Thomas MacDonagh, poet, playwright and lecturer who was executed after the Easter Rising, said of the subject of this Diary in September 1914: “Alice Milligan, Ulster Protestant, Gaelic Leaguer, Fenian, friend of all Ireland, lover of Gaelic Catholic as of her own kith, strong in faith and in hope and in charity, clear of eye and of voice, single-minded, high, inspired and inspiring, humorous and solemn, taking encouragement and praise and blame and rebuff as they come, without thought of herself, with thought always of Ireland’s cause – Alice Milligan is the most Irish of living Irish poets, and therefore the best”.
She knew and interacted with WB Yeats, Maud Gonne, Roger Casement, Arthur Griffith, Eoin MacNeill, Douglas Hyde and James Connolly. George Russell (AE) described her as “the best producer of plays before the Abbey started on its triumphant way”.
Yet, who now remembers Alice Milligan?
She was born 150 years ago on September 14th in a village near Omagh, the second of nine surviving children of Seaton Milligan, a successful businessman, antiquarian and member of the Royal Irish Academy, and Charlotte Burns, a linen-shop assistant. Her parents were Methodists. There is a tradition that her great-grandfather and five of his sons fought with the United Irishmen at the Battle of Antrim and that her great-uncle, Armour Alcon, spoke Irish to his farm labourers.

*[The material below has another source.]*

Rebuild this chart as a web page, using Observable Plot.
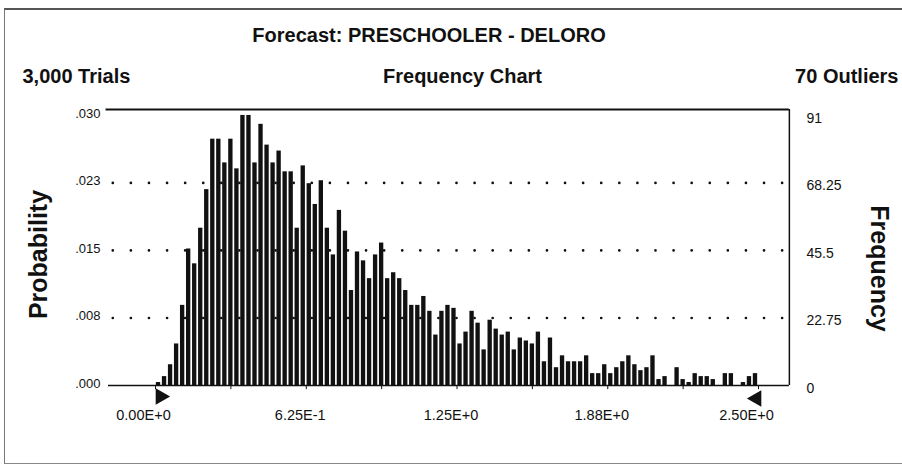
<!DOCTYPE html>
<html><head><meta charset="utf-8">
<script src="https://cdn.jsdelivr.net/npm/d3@7"></script>
<script src="https://cdn.jsdelivr.net/npm/@observablehq/plot@0.6"></script>
<style>
html,body{margin:0;padding:0;background:#fff;}
#wrap{position:relative;width:902px;height:468px;overflow:hidden;background:#fff;}
#border{position:absolute;left:4px;top:8px;width:910px;height:453px;border-left:1px solid #777;border-top:2px solid #555;border-bottom:1px solid #888;}
#chart{position:absolute;left:0;top:0;}
</style></head><body>
<div id="wrap"><div id="border"></div><div id="chart"></div></div>
<script>
// ---- data ----
const title = "Forecast: PRESCHOOLER - DELORO";
const subtitle = "Frequency Chart";
const trialsLabel = "3,000 Trials";
const outliersLabel = "70 Outliers";
const binWidth = 0.025;
const frequencies = [
  1, 3, 7, 14, 27, 46, 41, 53, 66, 83,
  83, 75, 83, 73, 91, 91, 75, 88, 81, 75,
  79, 72, 72, 53, 74, 68, 61, 69, 53, 44,
  59, 52, 32, 45, 42, 36, 44, 48, 36, 38,
  36, 32, 27, 27, 30, 25, 17, 25, 27, 26,
  14, 18, 25, 21, 12, 22, 19, 17, 18, 12,
  16, 15, 14, 18, 8, 16, 6, 10, 8, 8,
  8, 10, 4, 4, 7, 4, 6, 8, 10, 7,
  5, 6, 10, 2, 3, 0, 6, 2, 1, 4,
  3, 3, 2, 0, 4, 4, 0, 1, 3, 4
];
const freqTicks = [0, 22.75, 45.5, 68.25, 91];
const freqTickLabels = ["0", "22.75", "45.5", "68.25", "91"];
const probTickLabels = [".000", ".008", ".015", ".023", ".030"];
const gridValues = [22.75, 45.5, 68.25];
const xTickValues = [0, 0.3125, 0.625, 0.9375, 1.25, 1.5625, 1.875, 2.1875, 2.5];
const xLabelValues = [0, 0.625, 1.25, 1.875, 2.5];
const xLabels = ["0.00E+0", "6.25E-1", "1.25E+0", "1.88E+0", "2.50E+0"];
const yAxisTitle = "Probability";
const y2AxisTitle = "Frequency";
const grabbers = [0, 2.5];

// ---- derived tables ----
const bars = frequencies.map((f, i) => ({x1: i * binWidth, x2: (i + 1) * binWidth, f})).filter(d => d.f > 0);
const leftTicks = freqTicks.map((v, i) => ({v, label: probTickLabels[i]}));
const rightTicks = freqTicks.map((v, i) => ({v, label: freqTickLabels[i]}));
const xLabelData = xLabelValues.map((v, i) => ({v, label: xLabels[i], end: i === 0 || i === xLabels.length - 1}));

const frameLeft = -0.205, frameRight = 2.628, frameTop = 93;
const font = "'Liberation Sans', Arial, Helvetica, sans-serif";

const chart = Plot.plot({
  width: 902,
  height: 468,
  marginTop: 109,
  marginBottom: 83,
  marginLeft: 155,
  marginRight: 144,
  x: {domain: [0, 2.5], axis: null},
  y: {domain: [0, frameTop], axis: null},
  style: {fontFamily: font, background: "transparent", color: "#111", overflow: "visible"},
  marks: [
    Plot.ruleY(gridValues, {x1: -0.175, x2: 2.633, stroke: "#111", strokeWidth: 2.7, strokeDasharray: "0,18.09", strokeLinecap: "round"}),
    Plot.rectY(bars, {x1: "x1", x2: "x2", y: "f", fill: "#111", insetLeft: 0.85, insetRight: 0.85}),
    Plot.ruleY([0], {x1: frameLeft + 0.01, x2: frameRight, stroke: "#111", strokeWidth: 1.5}),
    Plot.ruleY([frameTop], {x1: frameLeft, x2: frameRight, stroke: "#111", strokeWidth: 2}),
    Plot.ruleX([frameRight], {y1: 0, y2: frameTop, stroke: "#111", strokeWidth: 1.5}),
    Plot.ruleX(xTickValues, {y1: 0, y2: -1.4, stroke: "#111", strokeWidth: 1}),
    Plot.dot([grabbers[0]], {x: d => d, y: 0, symbol: "triangle", rotate: 90, r: 6.2, fill: "#111", stroke: "none", dx: 5, dy: 11}),
    Plot.dot([grabbers[1]], {x: d => d, y: 0, symbol: "triangle", rotate: -90, r: 6.2, fill: "#111", stroke: "none", dx: -2, dy: 13}),
    Plot.text(leftTicks, {y: "v", text: "label", frameAnchor: "left", dx: -55, dy: -2, textAnchor: "end", fontSize: 13}),
    Plot.text(rightTicks, {y: "v", text: "label", frameAnchor: "right", dx: 48, dy: 3, textAnchor: "start", fontSize: 14}),
    Plot.text(xLabelData.filter(d => !d.end), {x: "v", text: "label", frameAnchor: "bottom", lineAnchor: "middle", dy: 30, dx: -6, fontSize: 14.5}),
    Plot.text(xLabelData.filter(d => d.end), {x: "v", text: "label", frameAnchor: "bottom", lineAnchor: "middle", dy: 30, dx: -12, fontSize: 14.5}),
    Plot.text([title], {text: d => d, frameAnchor: "top", lineAnchor: "middle", dx: -28, dy: -74, fontSize: 20, fontWeight: "bold"}),
    Plot.text([trialsLabel], {text: d => d, frameAnchor: "top-left", lineAnchor: "middle", textAnchor: "start", dx: -133, dy: -33, fontSize: 20, fontWeight: "bold"}),
    Plot.text([subtitle], {text: d => d, frameAnchor: "top", lineAnchor: "middle", dx: 5.5, dy: -33, fontSize: 20, fontWeight: "bold"}),
    Plot.text([outliersLabel], {text: d => d, frameAnchor: "top-right", lineAnchor: "middle", textAnchor: "end", dx: 140, dy: -33, fontSize: 20, fontWeight: "bold"}),
    Plot.text([yAxisTitle], {text: d => d, frameAnchor: "left", textAnchor: "middle", lineAnchor: "middle", rotate: -90, dx: -117, dy: 7, fontSize: 25, fontWeight: "bold"}),
    Plot.text([y2AxisTitle], {text: d => d, frameAnchor: "right", textAnchor: "middle", lineAnchor: "middle", rotate: 90, dx: 120, dy: 21, fontSize: 25, fontWeight: "bold"})
  ]
});
document.getElementById("chart").appendChild(chart);
</script>
</body></html>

She attended a local school in Omagh and then Methodist College, Belfast, before studying English and history at King’s College, London. She graduated as a Latin teacher from Magee College, Derry, during which time she developed an interest in the Irish language. Moving to Dublin in 1891, she became greatly interested in Parnell. Her biographer, Catherine Morris, sees Parnell’s fall as a turning point in her life whereby she abandoned her unionist background and saw cultural revival as the path Ireland should follow.
Returning to Ulster, she travelled as a Gaelic League organiser and used local theatre groups as well as magic lantern shows and slides to promote the Irish language and culture. Her efforts reaped success, with the number of Irish speakers in Belfast growing fourfold in the 1890s.
In 1893, she and Anna Johnston (who wrote under the pseudonym, Ethna Carbery) established the monthly Northern Patriot in conjunction with the National Workers' Club of Belfast. A disagreement between them and the club three years later led to their setting up Shan Van Vocht (Poor Old Woman). Their journals were not just political but published poems, plays and stories to promote the language and culture.
She founded the Irish Women's Association in Belfast to promote a feminist agenda and was organising secretary for Ulster of the 1798 Commemoration Committee. In 1899, when Arthur Griffith and William Rooney began the United Irishman in Dublin, she closed Shan Van Vocht and passed on its list of subscribers to them. She continued to have stories, poems and plays published in Griffith's United Irishman and Sinn Féin for many years.
She was a tireless worker but both her gender and her religious and political background militated against her. She was ordered to leave meetings because she was a woman. She recorded how Patrick Pearse opposed her being employed as a Gaelic League organiser because she was not a native Irish speaker.
A great friend and supporter of Roger Casement, she travelled to London for his trial. She set up a bookshop in Dublin in 1917 to support herself and her brother William, who had just left the British army, and she raised funds for political prisoners. She and William had to leave Dublin because of a death threat to him as a former British soldier. It is clear from the last poems she wrote that the Civil War deeply affected her; she published hardly any new poems after 1923.
She spent the rest of her life in Drumragh, near Omagh, where she looked after William and his paralysed son. As the only unmarried daughter in a large family, it was often her lot in life to care for her ageing parents and siblings’ children.
She helped set up the Anti-Partition Union in the late 1920s and continued her devotion to Irish culture and the arts.
In 1941, the National University of Ireland awarded her an honorary doctorate. She died in 1953 and is buried in Drumragh Cemetery.
Sadly, as a result of partition, the contribution of Alice Milligan and others in what became Northern Ireland to the cultural revival and indeed independence of Ireland was ignored, overlooked or forgotten.